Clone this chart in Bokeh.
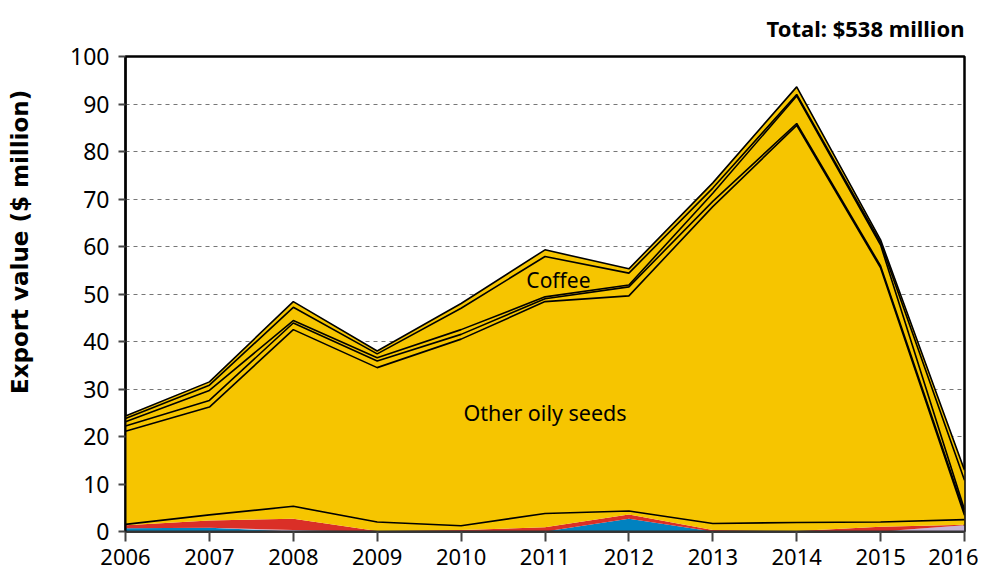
import numpy as np
from bokeh.plotting import figure
from bokeh.models import ColumnDataSource, FixedTicker, Label, Title
from bokeh.embed import file_html
from bokeh.resources import INLINE

years = [2006, 2007, 2008, 2009, 2010, 2011, 2012, 2013, 2014, 2015, 2016]

# Stacked series (bottom to top), $ million
blue = [0.7, 0.8, 0.0, 0.0, 0.0, 0.0, 2.7, 0.0, 0.0, 0.0, 0.0]
lilac = [0.0, 0.0, 0.3, 0.0, 0.0, 0.0, 0.0, 0.0, 0.0, 0.0, 1.3]
red = [0.6, 1.5, 2.4, 0.1, 0.3, 0.9, 0.9, 0.3, 0.1, 1.0, 0.1]
other = [0.2, 1.2, 2.6, 1.9, 0.9, 2.9, 0.7, 1.4, 1.8, 1.0, 1.1]
oily_seeds = [19.6, 22.7, 37.2, 32.5, 39.3, 44.6, 45.3, 66.7, 83.6, 53.5, 0.9]
prod_a = [1.1, 1.4, 1.4, 1.4, 1.0, 0.6, 1.9, 1.1, 0.4, 0.4, 0.6]
prod_b = [0.9, 2.1, 0.5, 0.7, 1.0, 0.4, 0.4, 1.7, 5.8, 4.4, 0.6]
coffee = [0.7, 1.1, 2.8, 0.8, 4.5, 8.5, 2.5, 1.1, 0.3, 0.5, 6.2]
prod_c = [0.5, 0.7, 1.2, 0.6, 1.0, 1.4, 0.9, 1.1, 1.6, 0.6, 2.1]

y_ticks = [0, 10, 20, 30, 40, 50, 60, 70, 80, 90, 100]
x_ticks = years
title_text = "Total: $538 million"
y_label = "Export value ($ million)"

YELLOW = "#F6C500"
names = ["blue", "lilac", "red", "other", "oily", "a", "b", "coffee", "c"]
series = [blue, lilac, red, other, oily_seeds, prod_a, prod_b, coffee, prod_c]
colors = ["#0082C0", "#C5B3D6", "#DA2F27", YELLOW, YELLOW, YELLOW, YELLOW, YELLOW, YELLOW]

data = {"x": years}
for n, s in zip(names, series):
    data[n] = s
src = ColumnDataSource(data)

FONT = "Noto Sans"

p = figure(width=978, height=574, x_range=(2006, 2016), y_range=(0, 100),
           output_backend="svg", toolbar_location=None,
           min_border_left=125, min_border_right=14, min_border_top=56, min_border_bottom=43)

p.varea_stack(stackers=names, x="x", color=colors, source=src)

# boundary lines above "other" layer
cum = np.cumsum(np.array(series), axis=0)
for i in range(3, len(series)):
    p.line(years, cum[i], line_color="black", line_width=1.6)

# axes
p.xaxis.ticker = FixedTicker(ticks=x_ticks)
p.yaxis.ticker = FixedTicker(ticks=y_ticks)
p.xaxis.major_label_text_font = FONT
p.yaxis.major_label_text_font = FONT
p.xaxis.major_label_text_font_size = "22px"
p.yaxis.major_label_text_font_size = "23px"
p.xaxis.major_label_text_color = "black"
p.yaxis.major_label_text_color = "black"
p.xaxis.axis_line_color = "#333333"
p.xaxis.axis_line_width = 2
p.yaxis.axis_line_color = "black"
p.yaxis.axis_line_width = 2
p.xaxis.major_tick_line_color = "#444444"
p.yaxis.major_tick_line_color = "#444444"
p.xaxis.major_tick_line_width = 2
p.yaxis.major_tick_line_width = 2
p.xaxis.major_tick_out = 10
p.xaxis.major_tick_in = 0
p.yaxis.major_tick_out = 7
p.yaxis.major_tick_in = 0
p.xaxis.minor_tick_line_color = None
p.yaxis.minor_tick_line_color = None
p.xaxis.major_label_standoff = 7
p.yaxis.major_label_standoff = 9

# y-axis title; leading no-break spaces lift the visible text above the frame centre
p.yaxis.axis_label = "\u00a0" * 13 + y_label
p.yaxis.axis_label_text_font = "DejaVu Sans"
p.yaxis.axis_label_text_font_style = "bold"
p.yaxis.axis_label_text_font_size = "23px"
p.yaxis.axis_label_text_color = "black"
p.yaxis.axis_label_standoff = 34

p.xgrid.grid_line_color = None
p.ygrid.ticker = FixedTicker(ticks=y_ticks[1:-1])
p.ygrid.grid_line_color = "#777777"
p.ygrid.grid_line_dash = "4 4"
p.ygrid.grid_line_width = 1.2

p.outline_line_color = "black"
p.outline_line_width = 2.5

t = Title(text=title_text, align="right", vertical_align="top", text_font=FONT,
          text_font_style="bold", text_font_size="22px", text_color="black", standoff=24)
p.add_layout(t, "above")

p.add_layout(Label(x=2011.16, y=53, text="Coffee", text_font=FONT, text_font_size="21px",
                   text_align="center", text_baseline="middle", text_color="black"))
p.add_layout(Label(x=2011.0, y=25, text="Other oily seeds", text_font=FONT, text_font_size="21.5px",
                   text_align="center", text_baseline="middle", text_color="black"))

open("out.html", "w").write(file_html(p, INLINE))
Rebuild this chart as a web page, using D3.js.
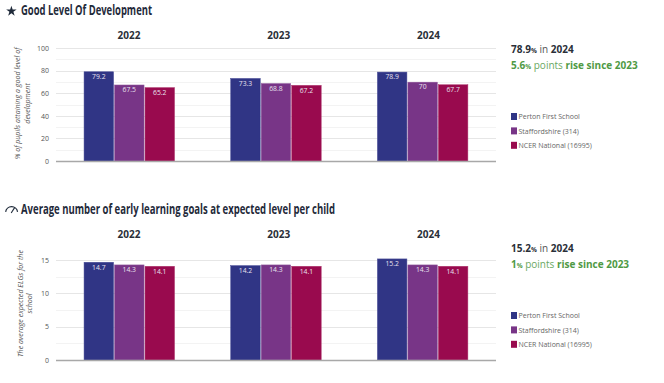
<!DOCTYPE html>
<html><head><meta charset="utf-8">
<script src="https://cdn.jsdelivr.net/npm/d3@7"></script>
<style>
html,body{margin:0;padding:0;background:#fff}
svg{display:block}
text{font-family:"Open Sans",sans-serif}
</style></head><body>
<svg id="c" width="664" height="383"></svg>
<script>
const years = ["2022","2023","2024"];
const seriesNames = ["Perton First School","Staffordshire (314)","NCER National (16995)"];
const colors = ["#303585","#783587","#990a4e"];
const edgeColors = ["#4a4f98","#93609f","#b03a70"];
const gldValues = [[79.2,67.5,65.2],[73.3,68.8,67.2],[78.9,70,67.7]];
const gldLabels = [["79.2","67.5","65.2"],["73.3","68.8","67.2"],["78.9","70","67.7"]];
const gldTicks = [0,20,40,60,80,100];
const gldMinor = [10,30,50,70,90];
const elgValues = [[14.7,14.3,14.1],[14.2,14.3,14.1],[15.2,14.3,14.1]];
const elgLabels = [["14.7","14.3","14.1"],["14.2","14.3","14.1"],["15.2","14.3","14.1"]];
const elgTicks = [0,5,10,15];
const elgMinor = [2.5,7.5,12.5];

const svg = d3.select("#c");
const x0 = d3.scaleBand().domain(years).range([56,496]);
const x1 = d3.scaleBand().domain([0,1,2]).range([27.8,118.8]).paddingInner(0.015);
const xHead = d3.scalePoint().domain(years).range([129,428.5]);

function chart(o){
  const y = d3.scaleLinear().domain(o.domain).range([o.bottom,o.top]);
  const g = svg.append("g");
  g.append("text").attr("x",o.titleX).attr("y",o.titleY).attr("font-size",13.5).attr("font-weight",700)
    .attr("fill","#1f2a3a").attr("textLength",o.titleLen).attr("lengthAdjust","spacingAndGlyphs").text(o.title);
  g.append("g").selectAll("line").data(o.minor).join("line")
    .attr("x1",56).attr("x2",496).attr("y1",d=>Math.round(y(d))+.5).attr("y2",d=>Math.round(y(d))+.5)
    .attr("stroke","#f3f3f3");
  g.append("g").selectAll("line").data(o.ticks.filter(d=>d!==0)).join("line")
    .attr("x1",56).attr("x2",496).attr("y1",d=>Math.round(y(d))+.5).attr("y2",d=>Math.round(y(d))+.5)
    .attr("stroke","#e6e6e6");
  const ax = g.append("g").attr("transform","translate(56,0)")
    .call(d3.axisLeft(y).tickValues(o.ticks).tickSize(0).tickPadding(7));
  ax.select(".domain").remove();
  ax.selectAll("text").attr("font-size",7).attr("fill","#555").style("font-family",'"Open Sans",sans-serif');
  g.selectAll("text.yr").data(years).join("text").attr("class","yr")
    .attr("x",d=>xHead(d)).attr("y",o.yearY).attr("text-anchor","middle")
    .attr("font-size",10).attr("font-weight",700).attr("fill","#2a2f38").text(d=>d);
  const f = g.selectAll("g.f").data(years).join("g").attr("class","f")
    .attr("transform",d=>`translate(${x0(d)},0)`);
  f.each(function(yr,i){
    const s = d3.select(this);
    const vals = o.values[i];
    s.selectAll("rect").data(vals).join("rect")
      .attr("x",(d,j)=>x1(j)+.25).attr("width",x1.bandwidth()-.5)
      .attr("y",d=>y(d)+.25).attr("height",d=>y(0)-y(d)-.25)
      .attr("fill",(d,j)=>colors[j]).attr("stroke",(d,j)=>edgeColors[j]).attr("stroke-width",.5);
    s.selectAll("text.v").data(vals).join("text").attr("class","v")
      .attr("x",(d,j)=>x1(j)+x1.bandwidth()/2).attr("y",d=>y(d)+7.5)
      .attr("text-anchor","middle").attr("font-size",6.8).attr("fill","#e8e2ee")
      .text((d,j)=>o.labels[i][j]);
  });
  g.append("line").attr("x1",56).attr("x2",496).attr("y1",y(0)+.5).attr("y2",y(0)+.5)
    .attr("stroke","#a8a8a8").attr("stroke-width",1.5);
  const t = g.append("text").attr("transform",`translate(${o.yTitleX},${(o.top+o.bottom)/2+o.yTitleDy}) rotate(-90)`)
    .attr("text-anchor","middle").attr("font-size",7.1).attr("font-style","italic").attr("fill","#555");
  o.yTitle.forEach((l,i)=>t.append("tspan").attr("x",0).attr("dy",i?9.5:0).text(l));
  const s1 = g.append("text").attr("x",511).attr("y",o.sumY).attr("font-size",10).attr("fill","#2a2f38");
  s1.append("tspan").attr("font-weight",700).text(o.sum1);
  s1.append("tspan").attr("font-weight",700).attr("font-size",6.5).text("%");
  s1.append("tspan").attr("fill","#555").text(" in ");
  s1.append("tspan").attr("font-weight",700).text("2024");
  const s2 = g.append("text").attr("x",511).attr("y",o.sumY+16.3).attr("font-size",10).attr("fill","#4f9a45");
  s2.append("tspan").attr("font-weight",700).text(o.sum2);
  s2.append("tspan").attr("font-weight",700).attr("font-size",6.5).text("%");
  s2.append("tspan").attr("fill","#6aa862").text(" points ");
  s2.append("tspan").attr("font-weight",700).text("rise since 2023");
  const lg = g.selectAll("g.l").data(seriesNames).join("g").attr("class","l")
    .attr("transform",(d,i)=>`translate(511,${o.legY+i*14.4})`);
  lg.append("rect").attr("width",6).attr("height",7).attr("fill",(d,i)=>colors[i]);
  lg.append("text").attr("x",7.5).attr("y",6.4).attr("font-size",7).attr("fill","#666").text(d=>d);
}

chart({domain:[0,100],top:48,bottom:161,ticks:gldTicks,minor:gldMinor,values:gldValues,labels:gldLabels,
  title:"Good Level Of Development",titleX:21,titleY:15,titleLen:131,yearY:39,
  yTitle:["% of pupils attaining a good level of","development"],yTitleX:20,yTitleDy:-1,
  sum1:"78.9",sum2:"5.6",sumY:53,legY:113});
chart({domain:[0,15],top:260,bottom:360,ticks:elgTicks,minor:elgMinor,values:elgValues,labels:elgLabels,
  title:"Average number of early learning goals at expected level per child",titleX:21,titleY:214,titleLen:314,yearY:238,
  yTitle:["The average expected ELGs for the","school"],yTitleX:22.5,yTitleDy:-6.5,
  sum1:"15.2",sum2:"1",sumY:252,legY:312});

svg.append("path").attr("d",d3.symbol(d3.symbolStar,34)()).attr("transform","translate(11.4,11.2)").attr("fill","#1f2a3a");
const arc = d3.arc().innerRadius(5.4).outerRadius(6.6).startAngle(-1.45).endAngle(1.45);
svg.append("path").attr("d",arc()).attr("transform","translate(11.6,212.6)").attr("fill","#1f2a3a");
svg.append("line").attr("x1",11.2).attr("y1",213).attr("x2",14.6).attr("y2",207.6).attr("stroke","#1f2a3a").attr("stroke-width",1.1);
</script>
</body></html>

* _What you need to do_:
Give again, word for word, every line from the top of the data through the line with "2014, 2015, 2016]", both ends included, and exclude the pictures.

* _The answer_:
Clone this chart in Bokeh.
import numpy as np
from bokeh.plotting import figure
from bokeh.models import ColumnDataSource, FixedTicker, Label, Title
from bokeh.embed import file_html
from bokeh.resources import INLINE

years = [2006, 2007, 2008, 2009, 2010, 2011, 2012, 2013, 2014, 2015, 2016]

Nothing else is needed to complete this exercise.